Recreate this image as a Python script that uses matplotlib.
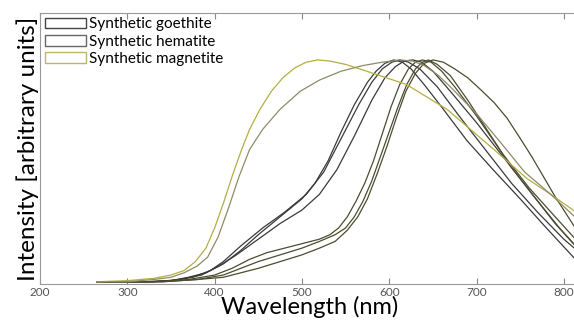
import matplotlib
matplotlib.use("Agg")
import matplotlib.pyplot as plt
from matplotlib.patches import Patch

plt.rcParams['font.family'] = ['Lato', 'DejaVu Sans']

# Goethite spectra (wavelength nm, normalised intensity)
g1_nm = [265, 320, 350, 370, 390, 410, 430, 450, 475, 500, 515, 530, 545, 560, 575, 585, 595, 605, 615, 625, 640, 660, 689, 719, 750, 780, 818]
g1_val = [0.01, 0.01, 0.015, 0.03, 0.05, 0.09, 0.15, 0.22, 0.30, 0.38, 0.45, 0.55, 0.68, 0.80, 0.90, 0.95, 0.985, 1.00, 0.99, 0.96, 0.89, 0.79, 0.64, 0.51, 0.38, 0.25, 0.09]

g2_nm = [265, 320, 350, 375, 395, 410, 430, 455, 480, 505, 525, 545, 565, 580, 592, 603, 612, 622, 635, 655, 680, 710, 740, 770, 800, 818]
g2_val = [0.01, 0.01, 0.015, 0.03, 0.06, 0.10, 0.17, 0.25, 0.32, 0.40, 0.50, 0.65, 0.80, 0.90, 0.96, 0.99, 1.00, 0.99, 0.96, 0.88, 0.75, 0.60, 0.45, 0.32, 0.20, 0.14]

g3_nm = [265, 330, 360, 385, 405, 425, 450, 475, 500, 520, 540, 560, 580, 595, 607, 617, 627, 637, 650, 670, 700, 730, 760, 790, 818]
g3_val = [0.01, 0.01, 0.02, 0.04, 0.08, 0.13, 0.20, 0.27, 0.33, 0.40, 0.51, 0.66, 0.82, 0.92, 0.97, 0.995, 1.00, 0.99, 0.95, 0.86, 0.72, 0.57, 0.42, 0.27, 0.15]

# Hematite spectra
h1_nm = [265, 330, 370, 400, 420, 440, 460, 480, 500, 520, 532, 542, 552, 562, 572, 582, 592, 602, 612, 622, 630, 638, 648, 660, 675, 700, 730, 760, 790, 818]
h1_val = [0.01, 0.01, 0.02, 0.04, 0.07, 0.11, 0.14, 0.16, 0.18, 0.20, 0.22, 0.25, 0.30, 0.37, 0.45, 0.55, 0.67, 0.79, 0.89, 0.96, 0.99, 1.00, 0.99, 0.95, 0.88, 0.75, 0.58, 0.43, 0.30, 0.18]

h2_nm = [265, 340, 380, 410, 430, 450, 475, 500, 520, 538, 550, 560, 570, 580, 590, 600, 610, 620, 630, 638, 645, 655, 670, 690, 710, 740, 770, 795, 818]
h2_val = [0.01, 0.01, 0.02, 0.04, 0.07, 0.10, 0.13, 0.16, 0.19, 0.22, 0.25, 0.30, 0.37, 0.46, 0.57, 0.68, 0.79, 0.89, 0.96, 0.99, 1.00, 0.98, 0.93, 0.82, 0.70, 0.52, 0.37, 0.25, 0.15]

h3_nm = [265, 340, 380, 410, 430, 450, 475, 500, 520, 538, 552, 564, 575, 586, 597, 608, 619, 630, 640, 650, 662, 675, 690, 704, 720, 735, 750, 763, 775, 790, 818]
h3_val = [0.01, 0.01, 0.02, 0.03, 0.05, 0.07, 0.10, 0.13, 0.16, 0.19, 0.24, 0.30, 0.38, 0.49, 0.61, 0.74, 0.86, 0.94, 0.985, 1.00, 0.99, 0.96, 0.92, 0.87, 0.81, 0.74, 0.65, 0.57, 0.49, 0.39, 0.22]

# Magnetite spectra
m1_nm = [265, 300, 330, 350, 365, 378, 390, 400, 410, 420, 430, 440, 452, 465, 478, 492, 505, 518, 532, 550, 570, 597, 620, 645, 666, 690, 720, 758, 785, 818]
m1_val = [0.01, 0.015, 0.025, 0.04, 0.06, 0.10, 0.16, 0.25, 0.36, 0.48, 0.59, 0.69, 0.78, 0.86, 0.92, 0.965, 0.99, 1.00, 0.995, 0.98, 0.955, 0.92, 0.89, 0.83, 0.78, 0.70, 0.60, 0.47, 0.40, 0.31]

m2_nm = [265, 300, 330, 350, 365, 380, 392, 404, 416, 428, 440, 455, 475, 498, 520, 545, 570, 592, 612, 627, 640, 655, 670, 700, 730, 755, 785, 818]
m2_val = [0.01, 0.01, 0.02, 0.03, 0.05, 0.08, 0.12, 0.21, 0.34, 0.48, 0.60, 0.69, 0.78, 0.86, 0.91, 0.95, 0.975, 0.99, 1.00, 0.995, 0.975, 0.935, 0.88, 0.76, 0.62, 0.50, 0.40, 0.28]

x_ticks = [200, 300, 400, 500, 600, 700, 800]

goethite_color = '#3a3a3a'
hematite_color = '#4c4c30'
magnetite_colors = ['#b5ae45', '#8e8c66']

fig = plt.figure(figsize=(5.74, 3.22), dpi=100)
ax = fig.add_axes([0.0697, 0.118, 0.94, 0.842])

for nm, val in [(g1_nm, g1_val), (g2_nm, g2_val), (g3_nm, g3_val)]:
    ax.plot(nm, val, color=goethite_color, linewidth=0.9)
for nm, val in [(h1_nm, h1_val), (h2_nm, h2_val), (h3_nm, h3_val)]:
    ax.plot(nm, val, color=hematite_color, linewidth=0.9)
ax.plot(m1_nm, m1_val, color=magnetite_colors[0], linewidth=0.9)
ax.plot(m2_nm, m2_val, color=magnetite_colors[1], linewidth=0.9)

ax.set_xlim(200, 818)
ax.set_ylim(0, 1.21)
ax.set_xticks(x_ticks)
ax.set_yticks([])
ax.tick_params(axis='x', direction='in', top=True, length=4, color='#888888',
               labelsize=8.5, labelcolor='#555555', pad=2)
for side in ['left', 'bottom', 'top']:
    ax.spines[side].set_color('#999999')
    ax.spines[side].set_linewidth(0.8)
ax.spines['right'].set_visible(False)

ax.set_xlabel('Wavelength (nm)', fontsize=17, labelpad=-1)
ax.set_ylabel('Intensity [arbitrary units]', fontsize=17.5, labelpad=1)

handles = [
    Patch(facecolor='none', edgecolor='#444444', label='Synthetic goethite'),
    Patch(facecolor='none', edgecolor='#666666', label='Synthetic hematite'),
    Patch(facecolor='none', edgecolor='#bdb56a', label='Synthetic magnetite'),
]
ax.legend(handles=handles, loc='upper left', bbox_to_anchor=(0.0, 1.0),
          frameon=False, fontsize=11, handlelength=2.7, handleheight=0.7,
          handletextpad=0.2, labelspacing=0.2, borderpad=0.3, borderaxespad=0.0)

fig.savefig('out.png', dpi=100)
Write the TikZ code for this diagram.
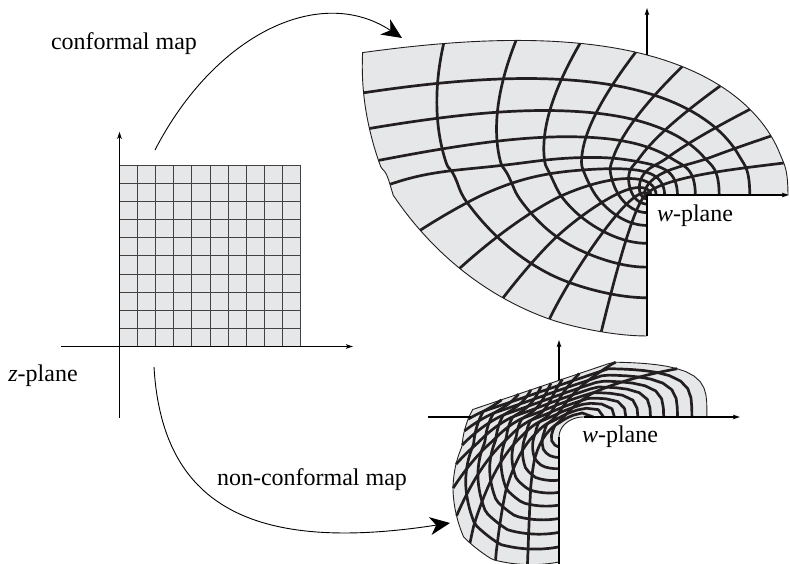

..............................

EXERCISE. Both the first line of the records above and the line containing "0.38, 0.25, 0.09]" belong in the copy; please return them and every line between, exactly, minus the pictures.

TASK RESPONSE.
Recreate this image as a Python script that uses matplotlib.
import matplotlib
matplotlib.use("Agg")
import matplotlib.pyplot as plt
from matplotlib.patches import Patch

plt.rcParams['font.family'] = ['Lato', 'DejaVu Sans']

# Goethite spectra (wavelength nm, normalised intensity)
g1_nm = [265, 320, 350, 370, 390, 410, 430, 450, 475, 500, 515, 530, 545, 560, 575, 585, 595, 605, 615, 625, 640, 660, 689, 719, 750, 780, 818]
g1_val = [0.01, 0.01, 0.015, 0.03, 0.05, 0.09, 0.15, 0.22, 0.30, 0.38, 0.45, 0.55, 0.68, 0.80, 0.90, 0.95, 0.985, 1.00, 0.99, 0.96, 0.89, 0.79, 0.64, 0.51, 0.38, 0.25, 0.09]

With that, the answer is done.